The point size setting is rarely used in Panda; it is arguably more valuable to leave it at the default (10 pt) and scale the text by a factor of 2.4, and to make it more crisp, increase the pixels-per-unit setting.

That said, this is arguably a bug.

Ah, I think that I’d missed the “pixels-per-unit” setting; that does indeed seem like the logical value to adjust! Thank you for that!

That said, it does seem odd to have two different ways of producing larger text: scaling and point-size. Why do we have both “pixels-per-unit” and “point-size”…?

That’s a good question—it probably comes down to the point size being a parameter to the font rendering library, freetype, and Panda merely exposing this parameter.
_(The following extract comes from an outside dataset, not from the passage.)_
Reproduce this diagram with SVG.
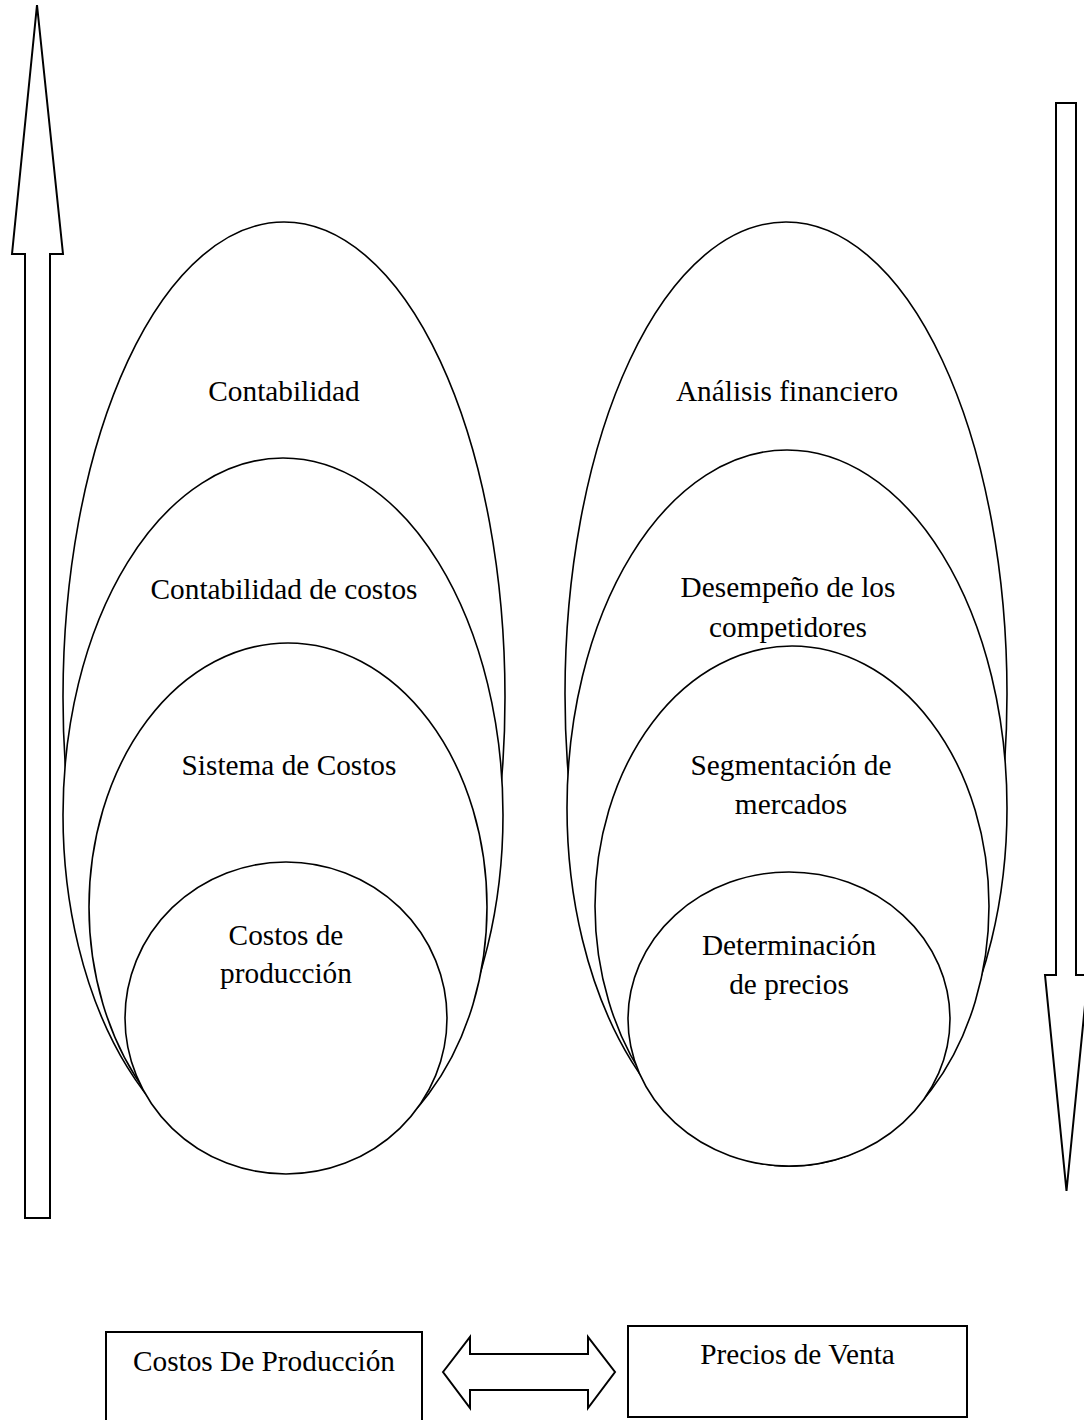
<svg xmlns="http://www.w3.org/2000/svg" width="1084" height="1420" viewBox="0 0 1084 1420">
<style>
.sh{fill:#fff;stroke:#000;stroke-width:1.6}
.ar{fill:#fff;stroke:#000;stroke-width:2;stroke-linejoin:miter}
.bx{fill:#fff;stroke:#000;stroke-width:2}
text{font-family:"Liberation Serif","Times New Roman",serif;font-size:29.3px;fill:#000;text-anchor:middle}
</style>
<rect width="1084" height="1420" fill="#fff"/>
<g id="connectors">
<path id="arrow-up" class="ar" d="M37,5 L63,254 L50,254 L50,1218 L25,1218 L25,254 L12,254 Z"/>
<path id="arrow-down" class="ar" d="M1056,103 L1076,103 L1076,975 L1088,975 L1066.5,1191 L1045,975 L1056,975 Z"/>
<path id="arrow-both" class="ar" d="M443,1372 L470,1337 L470,1354 L588,1354 L588,1337 L615,1372 L588,1408 L588,1390 L470,1390 L470,1408 Z"/>
</g>
<g id="contabilidad"><ellipse class="sh" cx="284" cy="697" rx="221" ry="475"/><text x="284" y="401">Contabilidad</text></g>
<g id="contabilidad-costos"><ellipse class="sh" cx="283" cy="815" rx="220" ry="357"/><text x="284" y="599">Contabilidad de costos</text></g>
<g id="sistema-costos"><ellipse class="sh" cx="288" cy="907" rx="199" ry="264"/><text x="289" y="775">Sistema de Costos</text></g>
<g id="costos-produccion"><ellipse class="sh" cx="286" cy="1018" rx="161" ry="156"/><text x="286" y="945">Costos de</text><text x="286" y="983">producción</text></g>
<g id="analisis"><ellipse class="sh" cx="786" cy="694" rx="221" ry="472"/><text x="787" y="401">Análisis financiero</text></g>
<g id="desempeno"><ellipse class="sh" cx="787" cy="808" rx="220" ry="358"/><text x="788" y="597">Desempeño de los</text><text x="788" y="637">competidores</text></g>
<g id="segmentacion"><ellipse class="sh" cx="792" cy="906" rx="197" ry="260"/><text x="791" y="775">Segmentación de</text><text x="791" y="814">mercados</text></g>
<g id="determinacion"><ellipse class="sh" cx="789" cy="1019" rx="161" ry="147"/><text x="789" y="955">Determinación</text><text x="789" y="994">de precios</text></g>
<g id="box-costos"><rect class="bx" x="106" y="1332" width="316" height="100"/><text x="264" y="1371">Costos De Producción</text></g>
<g id="box-precios"><rect class="bx" x="628" y="1326" width="339" height="91"/><text x="797.5" y="1364">Precios de Venta</text></g>
</svg>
But since scaling as an operation comes so naturally for Panda3D, an argument could be made for deprecating the point size parameter altogether and only relying on scaling.

The existence of pixels-per-unit is useful, since it allows adjusting the text rendering quality without affecting the font metrics (so it could be controlled by a game’s quality settings or tweaked during a game’s optimization process).

(On a sidenote, though, even in HTML/CSS a common practice is to set a global size for the font in points and set all other font sizes in the document scaling relative to this point size, usually using em or rem units. With Panda’s default point size, a scale of 1.0 just so happens to correspond to the equivalent of 1em.)

That does make sense.

Likewise, I can see this making good sense.

I will say that I could see some designers looking specifically for point-size and being confused at not finding it, come to think of it.

It’s tempting, then, to suggest that the “point-size” setting be changed to actually operate on “pixels-per-unit” and scale behind the scenes. But, conversely, I’m not convinced that simply deprecating “point-size”, as you suggest, isn’t still the best option.

Indeed, the “pixels-per-unit” setting makes a lot of sense to me to keep–and more so than the “point-size” setting in this context, I feel.

That is a neat correspondence, and I could see it being a useful one under certain circumstances!